Charlotte Prodger works with moving image, printed image, sculpture and writing. She was the winner of the 2018 Turner Prize for her solo exhibition, BRIDGIT/Stoneymollan Trail at Bergen Kunsthall (2017) comprising two single-channel videos. Moving image has been at the core of Prodger’s work for two decades. Its ever-evolving formats are inextricably bound to the autobiographical content of her work. She has mined the material properties of numerous moving image formats, not just because they inherently get replaced over time, but because she is fascinated by their formal parameters and socio-political histories; the sticky relationship between form and content. Her work explores issues surrounding queer identity, landscape, language, technology and time.

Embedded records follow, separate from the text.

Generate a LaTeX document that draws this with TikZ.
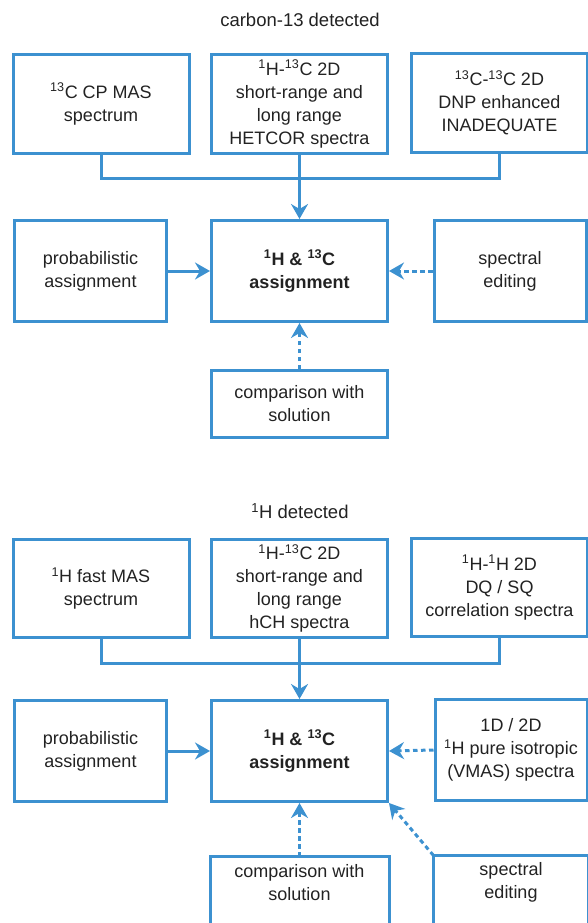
\documentclass[tikz,border=0pt]{standalone}
\usepackage{fontspec}
\setmainfont{Liberation Sans}
\usetikzlibrary{arrows.meta}
\definecolor{nmrblue}{RGB}{60,145,208}
\definecolor{nmrtext}{RGB}{34,34,34}

\begin{document}
\begin{tikzpicture}[
                x=1pt, y=-1pt,
                stage/.style={draw=nmrblue, line width=3pt, text=nmrtext, align=center,
                    inner sep=0pt, font=\fontsize{18}{23}\selectfont},
                heading/.style={text=nmrtext, font=\fontsize{18.5}{23}\selectfont},
                link/.style={draw=nmrblue, line width=3pt},
                feed/.style={link, -{Stealth[length=15pt,width=17pt,inset=5pt]}},
                hint/.style={feed, dash pattern=on 4.5pt off 3.5pt}
            ]
            \useasboundingbox (0,0) rectangle (587,923);

            \node[heading] (top) at (300,20) {carbon-13 detected};
            \node[stage, minimum width=176pt, minimum height=98pt] (cp) at (101,104)
                {\textsuperscript{13}C CP MAS\\spectrum};
            \node[stage, minimum width=176pt, minimum height=98pt] (hetcor) at (299.5,104)
                {\textsuperscript{1}H-\textsuperscript{13}C 2D\\short-range and\\long range\\HETCOR spectra};
            \node[stage, minimum width=176pt, minimum height=98pt] (inadequate) at (499.5,103)
                {\textsuperscript{13}C-\textsuperscript{13}C 2D\\DNP enhanced\\INADEQUATE};
            \node[stage, minimum width=152pt, minimum height=101pt] (probA) at (90.5,271)
                {probabilistic\\assignment};
            \node[stage, minimum width=176pt, minimum height=101pt] (assignA) at (299.5,271)
                {\textbf{\textsuperscript{1}H \& \textsuperscript{13}C}\\\textbf{assignment}};
            \node[stage, minimum width=152pt, minimum height=101pt] (editA) at (510,271)
                {spectral\\editing};
            \node[stage, minimum width=176pt, minimum height=67pt] (compA) at (299.5,404)
                {comparison with\\solution};
            \coordinate (joinA) at (299.5,178);

            \draw[link] (cp.south) |- (joinA) -| (inadequate.south);
            \draw[feed] (hetcor.south) -- (assignA.north);
            \draw[feed] (probA.east) -- (assignA.west);
            \draw[hint] (editA.west) -- (assignA.east);
            \draw[hint] (compA.north) -- (assignA.south);

            \node[heading] (bottom) at (300,511) {\textsuperscript{1}H detected};
            \node[stage, minimum width=176pt, minimum height=98pt] (fastmas) at (101,588.5)
                {\textsuperscript{1}H fast MAS\\spectrum};
            \node[stage, minimum width=176pt, minimum height=98pt] (hch) at (299.5,588.5)
                {\textsuperscript{1}H-\textsuperscript{13}C 2D\\short-range and\\long range\\hCH spectra};
            \node[stage, minimum width=176pt, minimum height=98pt] (dqsq) at (499.5,587.5)
                {\textsuperscript{1}H-\textsuperscript{1}H 2D\\DQ / SQ\\correlation spectra};
            \node[stage, minimum width=152pt, minimum height=101pt] (probB) at (90.5,751)
                {probabilistic\\assignment};
            \node[stage, minimum width=176pt, minimum height=101pt] (assignB) at (299.5,751)
                {\textbf{\textsuperscript{1}H \& \textsuperscript{13}C}\\\textbf{assignment}};
            \node[stage, minimum width=152pt, minimum height=101pt] (vmas) at (511,750)
                {1D / 2D\\\textsuperscript{1}H pure isotropic\\(VMAS) spectra};
            \node[stage, draw=none, minimum width=176pt, minimum height=50pt] (compB) at (299.5,883)
                {comparison with\\solution};
            \node[stage, draw=none, minimum width=152pt, minimum height=50pt] (editB) at (511,882)
                {spectral\\editing};
            \coordinate (joinB) at (299.5,663);

            \draw[link] ([yshift=-60pt]compB.south west) -- (compB.north west)
                -- (compB.north east) -- ([yshift=-60pt]compB.south east);
            \draw[link] ([yshift=-60pt]editB.south west) -- (editB.north west)
                -- (editB.north east) -- ([yshift=-60pt]editB.south east);
            \draw[link] (fastmas.south) |- (joinB) -| (dqsq.south);
            \draw[feed] (hch.south) -- (assignB.north);
            \draw[feed] (probB.east) -- (assignB.west);
            \draw[hint] (vmas.west) -- (assignB.east);
            \draw[hint] (compB.north) -- (assignB.south);
            \draw[hint] (editB.north west) -- (assignB.south east);
        \end{tikzpicture}
\end{document}
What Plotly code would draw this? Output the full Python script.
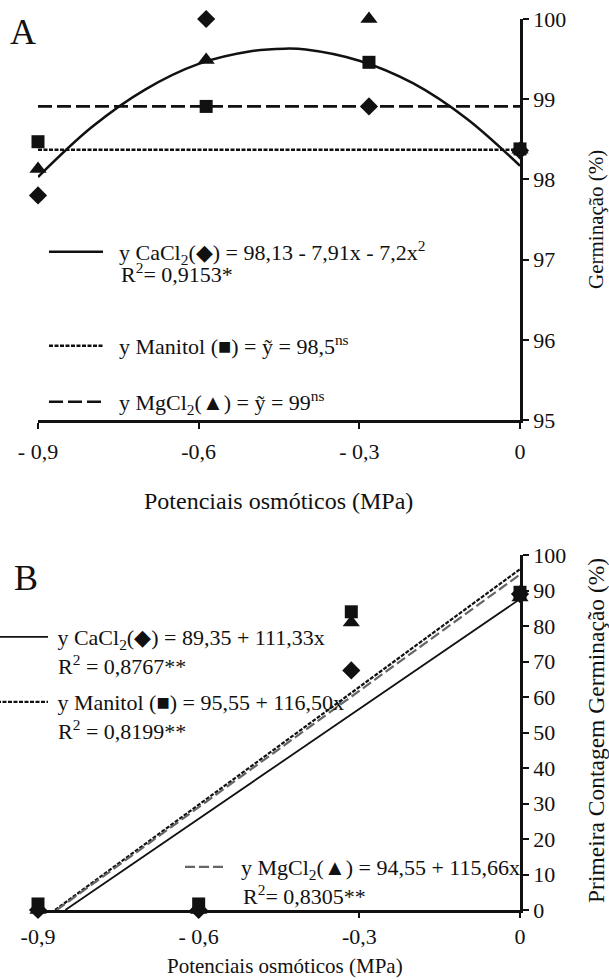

Handclap/Punchhole, 2011, 9’46”
Handclap/Punchhole takes its name from two technical actions used in the film industry to synch recorded sound with celluloid. Conversely, Prodger displaces of sound and image here – to the point where they play out in inverse relation to the other: image is only present when sound is not, and vice versa. The installation includes a spoken word audio tape playing on a Sharp GF 767. Considered the holy grail of boomboxes, it was designed in 1982 to drown out all other boomboxes on the street. Here, it is competing with the mechanical clatter of silent images traveling through the film projector. While the film documents a small intervention – a queer countercultural body in an historical environment which has been repositioned into a mainstream tourist attraction – the tape on the boombox plays a collection of cross-pollinating oral histories describing the increasing obsolescence of analogue cinema simultaneously with the obliteration of gay cruising spaces: queer subjectivity brushing up against the limits of reproductive technology.